MONTREAL (AFP) - Le piratage des films est en pleine expansion au Canada, alimentant les marchés internationaux et ulcérant les grands studios de Hollywood qui comptabilisent leurs pertes par millions.La Chine et la Russie posent "le plus de problèmes à l'industrie du droit d'auteur", mais "le problème de l'enregistrement non autorisé de films (camcording) dans les cinémas au Canada frôle la crise".
Ce constat a été fait cette semaine par l'Alliance internationale pour la propriété intellectuelle (IIPA), un groupe de pression financé par l'industrie américaine du droit d'auteur, la plus importante au monde, dans une lettre envoyée à la représentante américaine au Commerce, Susan Schwab.
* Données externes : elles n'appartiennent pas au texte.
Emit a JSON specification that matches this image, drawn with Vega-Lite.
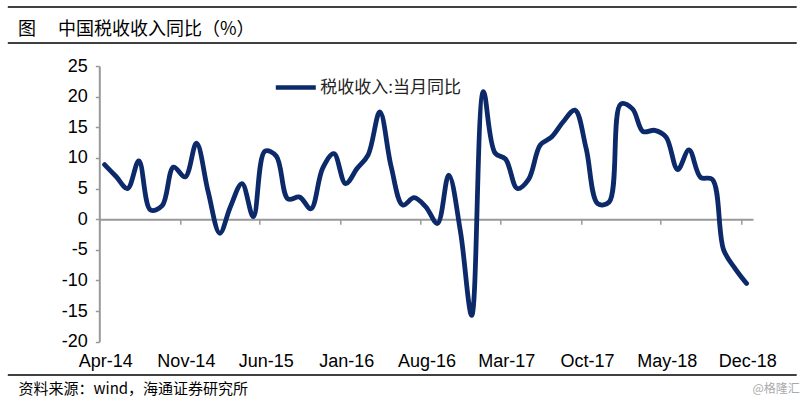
{
  "$schema": "https://vega.github.io/schema/vega-lite/v6.json",
  "width": 653.7,
  "height": 275.7,
  "autosize": "none",
  "padding": {"left": 99.3, "top": 66, "right": 52, "bottom": 61.3},
  "background": "white",
  "config": {"view": {"stroke": null}, "font": "Liberation Sans"},
  "title": {
    "text": "图　 中国税收收入同比（%）",
    "anchor": "start",
    "frame": "group",
    "orient": "top",
    "dx": -81.3,
    "dy": 47,
    "offset": 0,
    "baseline": "alphabetic",
    "font": "Noto Sans CJK SC",
    "fontSize": 18,
    "fontWeight": "normal",
    "color": "#000000"
  },
  "data": {
    "values": [
      {"month": "2014-04-15", "value": 8.9},
      {"month": "2014-05-15", "value": 7.0},
      {"month": "2014-06-15", "value": 5.0},
      {"month": "2014-07-15", "value": 9.5},
      {"month": "2014-08-15", "value": 1.5},
      {"month": "2014-09-15", "value": 2.2},
      {"month": "2014-10-15", "value": 8.5},
      {"month": "2014-11-15", "value": 6.9},
      {"month": "2014-12-15", "value": 12.4},
      {"month": "2015-01-15", "value": 4.5},
      {"month": "2015-02-15", "value": -2.3},
      {"month": "2015-03-15", "value": 2.0},
      {"month": "2015-04-15", "value": 5.8},
      {"month": "2015-05-15", "value": 0.4},
      {"month": "2015-06-15", "value": 11.1},
      {"month": "2015-07-15", "value": 10.3},
      {"month": "2015-08-15", "value": 3.3},
      {"month": "2015-09-15", "value": 3.6},
      {"month": "2015-10-15", "value": 1.7},
      {"month": "2015-11-15", "value": 8.3},
      {"month": "2015-12-15", "value": 10.7},
      {"month": "2016-01-15", "value": 5.8},
      {"month": "2016-02-15", "value": 8.3},
      {"month": "2016-03-15", "value": 10.5},
      {"month": "2016-04-15", "value": 17.5},
      {"month": "2016-05-15", "value": 8.6},
      {"month": "2016-06-15", "value": 2.3},
      {"month": "2016-07-15", "value": 3.5},
      {"month": "2016-08-15", "value": 2.0},
      {"month": "2016-09-15", "value": -0.7},
      {"month": "2016-10-15", "value": 7.2},
      {"month": "2016-11-15", "value": -2.0},
      {"month": "2016-12-15", "value": -15.7},
      {"month": "2017-01-15", "value": 20.8},
      {"month": "2017-02-15", "value": 10.8},
      {"month": "2017-03-15", "value": 9.8},
      {"month": "2017-04-15", "value": 5.0},
      {"month": "2017-05-15", "value": 6.5},
      {"month": "2017-06-15", "value": 12.1},
      {"month": "2017-07-15", "value": 13.4},
      {"month": "2017-08-15", "value": 15.9},
      {"month": "2017-09-15", "value": 17.8},
      {"month": "2017-10-15", "value": 11.5},
      {"month": "2017-11-15", "value": 2.5},
      {"month": "2017-12-15", "value": 2.8},
      {"month": "2018-01-15", "value": 18.8},
      {"month": "2018-02-15", "value": 18.0},
      {"month": "2018-03-15", "value": 14.3},
      {"month": "2018-04-15", "value": 14.5},
      {"month": "2018-05-15", "value": 13.4},
      {"month": "2018-06-15", "value": 8.1},
      {"month": "2018-07-15", "value": 11.3},
      {"month": "2018-08-15", "value": 6.8},
      {"month": "2018-09-15", "value": 6.5},
      {"month": "2018-10-15", "value": -5.0},
      {"month": "2018-11-15", "value": -8.1},
      {"month": "2018-12-15", "value": -10.5}
    ]
  },
  "layer": [
    {
      "mark": {"type": "line", "interpolate": "catmull-rom", "strokeWidth": 4.8, "strokeCap": "round", "strokeJoin": "round"},
      "encoding": {
        "x": {
          "field": "month",
          "type": "temporal",
          "scale": {
            "domain": [{"year": 2014, "month": 4, "date": 1}, {"year": 2019, "month": 1, "date": 1}],
            "nice": false
          },
          "axis": {
            "values": [
              {"year": 2014, "month": 4, "date": 1},
              {"year": 2014, "month": 11, "date": 1},
              {"year": 2015, "month": 6, "date": 1},
              {"year": 2016, "month": 1, "date": 1},
              {"year": 2016, "month": 8, "date": 1},
              {"year": 2017, "month": 3, "date": 1},
              {"year": 2017, "month": 10, "date": 1},
              {"year": 2018, "month": 5, "date": 1},
              {"year": 2018, "month": 12, "date": 1}
            ],
            "format": "%b-%y",
            "offset": -122.53,
            "grid": false,
            "tickSize": 5,
            "tickWidth": 1.5,
            "tickColor": "#999999",
            "domainColor": "#999999",
            "domainWidth": 2,
            "labelPadding": 128,
            "labelOffset": 6,
            "labelFlush": false,
            "labelOverlap": false,
            "labelFont": "Liberation Sans",
            "labelFontSize": 18,
            "labelColor": "#000000",
            "title": "@格隆汇",
            "titleX": 700,
            "titleY": 169,
            "titleAlign": "right",
            "titleBaseline": "middle",
            "titleAnchor": null,
            "titleFont": "Noto Sans CJK SC",
            "titleFontSize": 12,
            "titleFontWeight": "normal",
            "titleColor": "#aaaaaa"
          }
        },
        "y": {
          "field": "value",
          "type": "quantitative",
          "scale": {"domain": [-20, 25], "nice": false, "zero": false},
          "axis": {
            "values": [-20, -15, -10, -5, 0, 5, 10, 15, 20, 25],
            "tickCount": 10,
            "labelExpr": "'' + datum.value",
            "grid": false,
            "tickSize": 4,
            "tickWidth": 1.5,
            "tickColor": "#999999",
            "domainColor": "#999999",
            "domainWidth": 2,
            "labelPadding": 8,
            "labelOverlap": false,
            "labelFont": "Liberation Sans",
            "labelFontSize": 18,
            "labelColor": "#000000",
            "title": "资料来源：wind，海通证券研究所",
            "titleAngle": 0,
            "titleX": -81.3,
            "titleY": 322,
            "titleAlign": "left",
            "titleBaseline": "middle",
            "titleAnchor": null,
            "titleFont": "Noto Sans CJK SC",
            "titleFontSize": 15,
            "titleFontWeight": "normal",
            "titleColor": "#000000"
          }
        },
        "color": {
          "datum": "税收收入:当月同比",
          "scale": {"range": ["#0C2A6A"]},
          "legend": {
            "orient": "none",
            "legendX": 174,
            "legendY": -1,
            "title": null,
            "symbolType": "stroke",
            "symbolSize": 1600,
            "symbolStrokeWidth": 4.5,
            "labelFont": "Noto Sans CJK SC",
            "labelFontSize": 17,
            "labelColor": "#222222",
            "labelOffset": 2
          }
        }
      }
    },
    {
      "data": {"values": [{"level": 34.63}, {"level": 28.75}, {"level": -25.43}]},
      "mark": {"type": "rule", "clip": false, "color": "#000000", "strokeWidth": 1.5},
      "encoding": {
        "x": {"datum": {"year": 2013, "month": 8, "date": 1}, "type": "temporal"},
        "x2": {"datum": {"year": 2019, "month": 4, "date": 27}},
        "y": {"field": "level", "type": "quantitative"}
      }
    }
  ]
}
L'Alliance, qui accuse le Canada de ne pas protéger suffisamment les droits d'auteur, demande aux autorités américaines de mettre le voisin canadien sur la "liste de surveillance prioritaire" des pays fautifs dans ce domaine aux côtés de la Chine, de la Russie et de l'Inde.
"En 2005 on estimait qu'environ 20% des films piratés sur le marché mondial provenaient du Canada, et un bon pourcentage de Montréal", estime Serge Corriveau, enquêteur pour l'Association canadienne des distributeurs de films, une antenne des grands studios hollywoodiens.
Ceux-ci chiffrent à plus de 6,1 milliards de dollars les pertes qu'ils subissent annuellement à cause du piratage de leurs films dans le monde.
"Les +blockbusters+ (films à grand succès) attirent toujours les pirates, mais au cours des dernières années au-delà de 200 films ont été enregistrés (au Canada) et ils se sont retrouvés dans 45 pays", assure M. Corriveau.
L'industrie dénonce le "laxisme" des lois canadiennes en matière de lutte contre le piratage de films. Alors qu'aux Etats-Unis, l'acte de filmer au cinéma est un crime dans plusieurs Etats, dont la Californie, il n'en est rien au Canada.
Certes, une personne prise en flagrant délit de filmer dans un cinéma peut y être poursuivie au civil par le propriétaire de la salle, le distributeur ou le studio. Mais pour que des accusations criminelles soient portées contre cette personne, la police doit prouver qu'elle avait l'intention de distribuer le film.
"Pour prouver l'intention, ça demande plus de preuves. Il ne s'agit pas de voir quelqu'un filmer dans un cinéma, il faut accumuler des preuves afin d'avoir un mandat de perquisition, par exemple, pour aller fouiller dans son ordinateur. Ce n'est pas facile", explique Helaine Lavergne, porte-parole de la Gendarmerie royale du Canada (GRC).
Devant ce quasi-vide juridique, des propriétaires de salle se font justice eux-mêmes. Lors de premières à Montréal, qualifiée dans l'industrie de "capitale canadienne du piratage", certains cinémas utilisent des détecteurs de métal à l'entrée afin de décourager les pirates potentiels. La direction d'une chaîne de "méga-cinéma" est même allée jusqu'à interdire l'entrée à de présumés pirates.
Et si Hollywood perd de gros sous dans cette histoire, des adeptes du piratage n'en font pas pour autant leurs choux gras.
"Il y a tellement de gens qui le font de nos jours. Ce n'est pas vrai que les pirates font tous de l'argent avec ça (...), on fait ça pour le plaisir, pour regarder les films chez nous. On le fait aussi un peu pour emmerder les studios américains. Ils ne sont pas à plaindre, ils ne manquent pas d'argent", se vantaient récemment deux pirates déclarés au Journal de Montréal.